* _REQUIRED WORK_
Filter for the word "React" and keep each matching line.

* _RAW DATA_
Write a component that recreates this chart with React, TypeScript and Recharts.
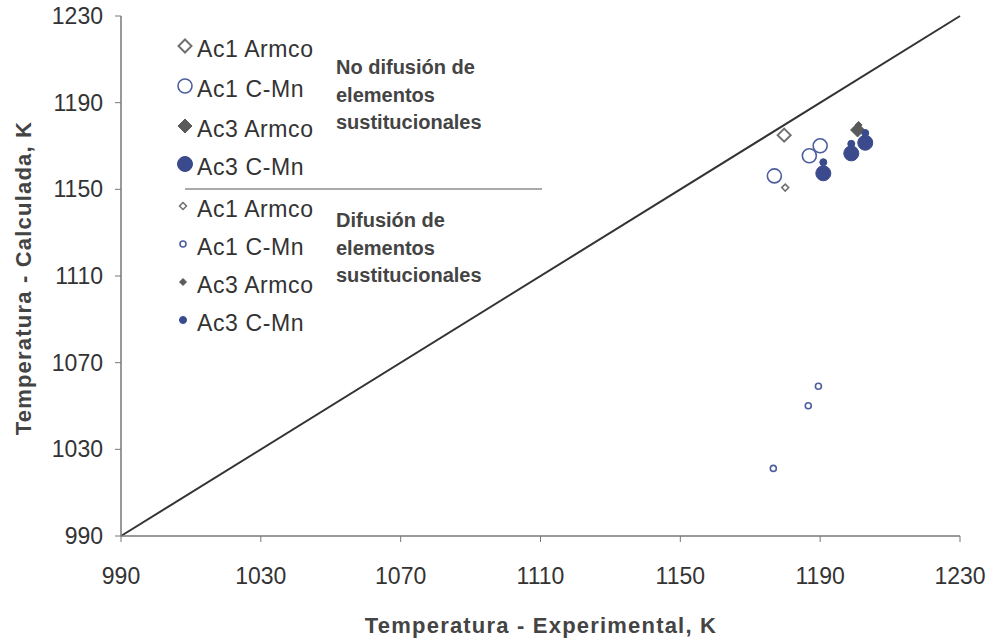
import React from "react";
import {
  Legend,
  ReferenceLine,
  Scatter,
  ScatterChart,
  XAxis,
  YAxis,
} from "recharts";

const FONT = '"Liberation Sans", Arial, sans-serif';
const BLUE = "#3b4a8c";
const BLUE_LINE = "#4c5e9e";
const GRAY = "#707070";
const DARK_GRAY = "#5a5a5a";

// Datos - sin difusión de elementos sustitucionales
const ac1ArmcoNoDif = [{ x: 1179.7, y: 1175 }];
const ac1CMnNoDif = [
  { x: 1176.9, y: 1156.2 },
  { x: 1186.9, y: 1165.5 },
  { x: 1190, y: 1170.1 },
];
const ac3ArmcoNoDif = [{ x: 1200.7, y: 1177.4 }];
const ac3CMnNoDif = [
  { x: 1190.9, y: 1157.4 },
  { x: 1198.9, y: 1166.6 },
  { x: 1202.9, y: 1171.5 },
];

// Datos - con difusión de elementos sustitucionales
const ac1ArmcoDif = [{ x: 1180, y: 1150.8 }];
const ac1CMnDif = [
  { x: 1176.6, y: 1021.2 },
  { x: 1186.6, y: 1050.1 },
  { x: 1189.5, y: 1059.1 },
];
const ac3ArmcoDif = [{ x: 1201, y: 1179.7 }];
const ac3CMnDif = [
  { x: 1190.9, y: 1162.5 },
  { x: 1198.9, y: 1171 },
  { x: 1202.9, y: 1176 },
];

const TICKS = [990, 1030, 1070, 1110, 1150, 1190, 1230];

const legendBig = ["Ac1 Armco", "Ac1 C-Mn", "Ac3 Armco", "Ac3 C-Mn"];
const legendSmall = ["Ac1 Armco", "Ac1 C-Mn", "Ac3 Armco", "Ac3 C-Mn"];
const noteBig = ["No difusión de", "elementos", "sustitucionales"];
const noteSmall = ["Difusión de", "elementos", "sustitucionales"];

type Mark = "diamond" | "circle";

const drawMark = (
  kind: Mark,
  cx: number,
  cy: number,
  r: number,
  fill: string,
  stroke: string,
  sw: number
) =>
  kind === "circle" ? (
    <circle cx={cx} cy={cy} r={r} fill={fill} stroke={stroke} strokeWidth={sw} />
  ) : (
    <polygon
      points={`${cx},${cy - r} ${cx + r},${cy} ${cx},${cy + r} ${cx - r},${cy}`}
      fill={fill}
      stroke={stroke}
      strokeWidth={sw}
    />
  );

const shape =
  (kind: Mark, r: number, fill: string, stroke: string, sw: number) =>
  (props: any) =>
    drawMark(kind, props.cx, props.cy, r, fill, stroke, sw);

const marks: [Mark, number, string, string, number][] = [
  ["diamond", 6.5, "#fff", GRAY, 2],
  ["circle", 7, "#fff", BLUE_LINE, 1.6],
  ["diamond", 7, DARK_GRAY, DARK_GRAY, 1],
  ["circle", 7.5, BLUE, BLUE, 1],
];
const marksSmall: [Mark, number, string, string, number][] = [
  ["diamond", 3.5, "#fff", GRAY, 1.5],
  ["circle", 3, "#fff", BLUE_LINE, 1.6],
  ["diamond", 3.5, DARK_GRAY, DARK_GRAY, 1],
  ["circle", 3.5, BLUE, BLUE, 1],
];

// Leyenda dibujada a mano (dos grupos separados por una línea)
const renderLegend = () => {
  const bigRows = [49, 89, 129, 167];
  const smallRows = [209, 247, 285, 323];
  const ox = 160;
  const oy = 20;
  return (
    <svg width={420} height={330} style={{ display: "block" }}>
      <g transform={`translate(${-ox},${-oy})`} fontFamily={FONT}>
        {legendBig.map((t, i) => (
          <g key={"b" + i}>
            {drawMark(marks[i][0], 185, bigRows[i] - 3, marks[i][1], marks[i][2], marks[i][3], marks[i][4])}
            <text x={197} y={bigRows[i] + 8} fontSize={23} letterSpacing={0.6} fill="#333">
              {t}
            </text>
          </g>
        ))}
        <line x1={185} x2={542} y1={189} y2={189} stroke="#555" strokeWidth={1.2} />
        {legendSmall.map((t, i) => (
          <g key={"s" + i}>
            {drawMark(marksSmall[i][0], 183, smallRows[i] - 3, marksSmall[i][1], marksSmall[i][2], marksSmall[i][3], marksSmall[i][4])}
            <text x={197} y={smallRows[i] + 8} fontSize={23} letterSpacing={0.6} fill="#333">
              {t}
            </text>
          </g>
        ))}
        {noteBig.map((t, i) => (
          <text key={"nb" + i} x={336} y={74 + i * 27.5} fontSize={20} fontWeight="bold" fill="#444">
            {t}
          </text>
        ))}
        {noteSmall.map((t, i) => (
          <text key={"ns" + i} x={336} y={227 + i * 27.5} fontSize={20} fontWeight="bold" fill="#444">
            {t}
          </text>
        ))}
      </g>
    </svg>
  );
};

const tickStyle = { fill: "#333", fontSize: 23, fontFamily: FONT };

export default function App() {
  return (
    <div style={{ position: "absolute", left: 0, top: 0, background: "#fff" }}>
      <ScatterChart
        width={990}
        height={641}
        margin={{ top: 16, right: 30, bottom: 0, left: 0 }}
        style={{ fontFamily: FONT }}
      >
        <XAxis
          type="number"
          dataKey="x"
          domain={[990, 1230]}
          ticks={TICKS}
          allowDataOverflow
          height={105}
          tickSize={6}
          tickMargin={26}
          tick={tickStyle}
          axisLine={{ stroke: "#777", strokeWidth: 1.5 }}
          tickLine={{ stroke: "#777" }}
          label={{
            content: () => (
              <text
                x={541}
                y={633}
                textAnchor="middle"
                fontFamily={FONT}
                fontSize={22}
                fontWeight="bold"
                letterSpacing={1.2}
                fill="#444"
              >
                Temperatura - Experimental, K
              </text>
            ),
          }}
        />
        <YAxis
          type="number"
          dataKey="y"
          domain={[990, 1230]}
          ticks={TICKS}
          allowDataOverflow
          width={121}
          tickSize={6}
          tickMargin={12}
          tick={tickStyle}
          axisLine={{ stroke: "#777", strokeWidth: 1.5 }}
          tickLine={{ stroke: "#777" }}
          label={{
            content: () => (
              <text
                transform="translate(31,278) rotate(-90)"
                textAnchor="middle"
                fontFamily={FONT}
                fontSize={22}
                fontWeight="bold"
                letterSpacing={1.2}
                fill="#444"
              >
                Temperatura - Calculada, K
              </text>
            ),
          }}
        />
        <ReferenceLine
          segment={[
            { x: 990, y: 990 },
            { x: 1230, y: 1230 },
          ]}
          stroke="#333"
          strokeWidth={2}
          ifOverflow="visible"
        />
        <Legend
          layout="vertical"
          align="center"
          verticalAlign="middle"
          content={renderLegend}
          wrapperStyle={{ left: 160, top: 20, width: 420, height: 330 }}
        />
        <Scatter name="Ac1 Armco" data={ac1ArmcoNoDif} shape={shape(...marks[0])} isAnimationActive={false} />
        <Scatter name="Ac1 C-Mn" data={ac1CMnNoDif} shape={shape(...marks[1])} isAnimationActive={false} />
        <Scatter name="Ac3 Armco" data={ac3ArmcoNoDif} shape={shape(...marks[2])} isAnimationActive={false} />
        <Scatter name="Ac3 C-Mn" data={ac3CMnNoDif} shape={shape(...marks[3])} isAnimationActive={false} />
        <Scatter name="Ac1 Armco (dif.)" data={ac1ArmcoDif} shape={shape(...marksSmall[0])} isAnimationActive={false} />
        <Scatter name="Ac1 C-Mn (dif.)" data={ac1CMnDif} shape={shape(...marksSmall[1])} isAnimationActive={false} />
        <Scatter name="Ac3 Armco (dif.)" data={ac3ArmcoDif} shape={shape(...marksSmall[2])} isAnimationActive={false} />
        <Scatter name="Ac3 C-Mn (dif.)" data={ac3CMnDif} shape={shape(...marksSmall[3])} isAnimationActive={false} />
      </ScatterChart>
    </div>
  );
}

* _COMPLETE RESPONSE_
Write a component that recreates this chart with React, TypeScript and Recharts.
import React from "react";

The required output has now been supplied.